The second key parameter is the average price of Russian oil. Although analysts scrutinise tough scenarios assuming that the Urals oil trades at $10-15 for the rest of the year, I believe one can assume that the most negative scenario is a Urals price of $20. Global demand for oil should start to recover in H2 2020. The announced production cuts will curtail some of the excess supply: oil prices will pick up slightly, probably reaching $30-35 a barrel. A price of $15 would be disastrous for the Russian budget, since it resets the budget revenue from export duties on crude to zero.
Finally, the dollar/rouble exchange rate plays a role here. When the Ministry of Finance compensates for the shortfall in oil and gas revenues from the NWF, it exchanges foreign currency to the roubles which then spends to cover budget deficit. Assuming that oil costs $20 for a lengthy period of time, the exchange rate is likely to adjust to RUB 80-83 per dollar, especially after the Central Bank sells all the currency from the Sberbank deal in autumn (and unless it replaces this mechanism with direct currency interventions).
It is impossible to precisely calculate the NWF’s annual spending needed to cover shortfall in oil and gas revenues; according to the Finance Ministry’s formulas, it depends not only on the average monthly Urals price and the rouble rate, but also on volumes of oil and gas production and actual exports of oil, gas and petroleum products. We have to rely on the Ministry estimates presented in March (which should be adjusted to take into account the reduction in oil extraction after the OPEC+ deal) as well as analysts’ estimates. Russian customs data show that in January-February alone, oil exports decreased by 4% in real terms year on year; petroleum products by 10%; and pipeline gas by 25%. All this happened before the March price tumble and the April OPEC+ deal (on reducing oil production). Russia’s oil and gas exports could drop by 60% this year, equal to $165bn, as forecasted by Nordea Bank economist Tatiana Yevdokimova.
At an average oil price of $20, NWF spending will amount to about RUB 2trn in 2020, as Minister of Finance Anton Siluanov announced on April 16. On an annualised basis, this sum will reach about RUB 3trn. Given decline in oil production and exports, the NWF will presumably spend RUB 2-2.5trn this year and RUB 3.3-3.5trn next year (with oil prices unchanged at $20).

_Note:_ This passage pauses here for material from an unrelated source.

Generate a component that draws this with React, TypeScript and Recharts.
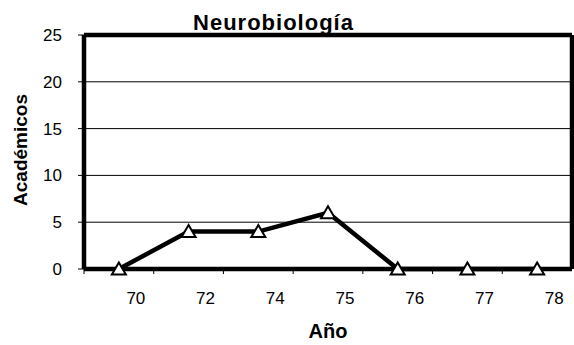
import { LineChart, Line, XAxis, YAxis, CartesianGrid } from 'recharts'

const years = ['70', '72', '74', '75', '76', '77', '78']
const academicos = [0, 4, 4, 6, 0, 0, 0]
const yTicks = [0, 5, 10, 15, 20, 25]

const data = years.map((year, i) => ({ year, value: academicos[i] }))

const FONT = '"Liberation Sans", Arial, Helvetica, sans-serif'
const X_TICK_SIZE = 5
const X_TICK_MARGIN = 18

// open triangle marker, white fill with black outline
function Triangle(props: any) {
  const { cx, cy } = props
  if (cx == null || cy == null) return null
  return (
    <path
      d={`M${cx},${cy - 6.5} L${cx + 7},${cy + 5.5} L${cx - 7},${cy + 5.5} Z`}
      fill="#fff"
      stroke="#000"
      strokeWidth={2}
    />
  )
}

// tick mark sits between categories, the label is shifted right of the point
function YearTick(props: any) {
  const { x, y, payload, width } = props
  const half = width / years.length / 2
  const axisY = y - X_TICK_SIZE - X_TICK_MARGIN
  return (
    <g>
      <line x1={x - half} x2={x - half} y1={axisY} y2={axisY + X_TICK_SIZE} stroke="#000" strokeWidth={1} />
      <text x={x + 17} y={y} dy="0.71em" textAnchor="middle" fontFamily={FONT} fontSize={17} fill="#000">
        {payload.value}
      </text>
    </g>
  )
}

export default function App() {
  return (
    <div style={{ position: 'relative', width: 574, height: 345, background: '#fff' }}>
      <style>{'body{margin:0}'}</style>
      <div
        style={{
          position: 'absolute',
          top: 12,
          left: 0,
          width: 547,
          textAlign: 'center',
          fontFamily: FONT,
          fontWeight: 'bold',
          fontSize: 22,
          lineHeight: '22px',
          letterSpacing: 1,
        }}
      >
        Neurobiología
      </div>
      <LineChart width={574} height={345} data={data} margin={{ top: 34, right: 1, bottom: 0, left: 0 }}>
        <CartesianGrid vertical={false} stroke="#000" strokeWidth={1} />
        <XAxis
          dataKey="year"
          scale="band"
          height={76}
          tickSize={X_TICK_SIZE}
          tickMargin={X_TICK_MARGIN}
          tickLine={false}
          tick={<YearTick />}
          axisLine={{ stroke: '#000', strokeWidth: 4.5 }}
          label={{
            content: ({ viewBox }: any) => (
              <text
                x={viewBox.x + viewBox.width / 2}
                y={viewBox.y + 69}
                textAnchor="middle"
                fontFamily={FONT}
                fontWeight="bold"
                fontSize={20}
                fill="#000"
              >
                Año
              </text>
            ),
          }}
        />
        <XAxis
          xAxisId="top"
          orientation="top"
          dataKey="year"
          scale="band"
          height={1}
          tick={false}
          tickLine={false}
          axisLine={{ stroke: '#000', strokeWidth: 4.5 }}
        />
        <YAxis
          domain={[0, 25]}
          ticks={yTicks}
          width={84}
          tickSize={6}
          tickMargin={16}
          tickLine={{ stroke: '#000', strokeWidth: 1 }}
          tick={{ fill: '#000', fontFamily: FONT, fontSize: 17 }}
          axisLine={{ stroke: '#000', strokeWidth: 4.5 }}
          label={{
            content: ({ viewBox }: any) => {
              const cx = 26.5
              const cy = viewBox.y + viewBox.height / 2 - 2
              return (
                <text
                  x={cx}
                  y={cy}
                  transform={`rotate(-90 ${cx} ${cy})`}
                  textAnchor="middle"
                  fontFamily={FONT}
                  fontWeight="bold"
                  fontSize={19}
                  fill="#000"
                >
                  Académicos
                </text>
              )
            },
          }}
        />
        <YAxis
          yAxisId="right"
          orientation="right"
          width={1}
          domain={[0, 25]}
          tick={false}
          tickLine={false}
          axisLine={{ stroke: '#000', strokeWidth: 4.5 }}
        />
        <Line
          type="linear"
          dataKey="value"
          stroke="#000"
          strokeWidth={4.5}
          dot={<Triangle />}
          activeDot={false}
          isAnimationActive={false}
        />
      </LineChart>
    </div>
  )
}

As assessed by Deutsche Bank analysts, at $15 a barrel for Urals, the NWF reserves will suffice for just over two years. Most likely, if the oil price remains at $20, the NWF’s liquid reserves (about RUB 9.5trn) will be depleted in approximately three years, before the end of 2022.
Why do the Russian authorities hold back on fiscal stimulus?
This does not mean the NWF’s resources will be enough to meet Russia’s budgetary needs over the next three years. Under the current rules, NWF funds can only be spent to make up the shortfall in oil and gas revenues. At the same time, the budget is also short of other revenues due to the economic downturn. According to Siluanov’s assessment, non-oil and gas revenues will shrink by RUB 1trn this year compared to the pre-crisis forecast. Losses will most likely be even deeper, since these revenues depend on the economic conditions (CIT, VAT, customs duties on goods other than commodities, state company dividends etc.) while the economy may shrink by 4-6%, according to the CBR’s projection.
As a result, the Russian budget deficit in 2020 will reach RUB 5-6trn (circa 5% of GDP), the highest since 2009. The authorities do not have many options apart from cutting spending outright which is virtually ruled out. Realistic options will probably need a change or suspension of the fiscal rule which was the bulwark of financial stability before 2020. To significantly increase domestic borrowing, the so-called primary structural deficit (the difference between total expenditure and revenues, without taking into account additional oil and gas revenues, which will be null this year) has to be increased. Currently, the primary structural deficit is set at 0.5% of GDP. Another option is to allow the use of the NWF not only to compensate for the shortfall of oil and gas revenues but also to provide anti-crisis measures to support the economy. A combination of both approaches is possible. In this case, RUB 3-4trn instead of RUB 2trn from the NWF can be spent this year. If so, the NWF will be depleted in less than three years.
Such decisions will need strong political will. At present, the fiscal rule practically rules out the possibility of a significant increase in government spending. Thus it limits the size of the fiscal stimulus which can be provided by the authorities against the backdrop of the crisis. The government’s economic support measures are so far estimated at RUB 2.1trn (1.9% of GDP), with a minimum share of direct net spending. The support package mainly takes the form of redistribution of earlier approved budget expenses, government loan guarantees and tax breaks and deferrals. The authorities are trying to save as much as possible on anti-crisis measures, and they do have a formal ground for this which is the fiscal rule.
Source: Bruegel, Finance ministry of Russia (April 17)
* Russia’s Finance Ministry estimated total support measures will amount to 2.8% GDP while the government has said actual support from the budget so far is 1.9%
However, this is fraught with negative consequences; namely, GDP growth might still be negative next year (there are warnings that Russia’s recovery will not be V-shaped and a two-year recession is possible), which means that non-commodity budget revenues will not recover. This is a vicious circle: the government does not want to use reserves in breach of the fiscal rule, so it saves the NWF funds for later. However, by this it restrains fiscal stimulus. Consequently, the prospects for 2021 GDP growth and non-oil and gas revenues will be worse.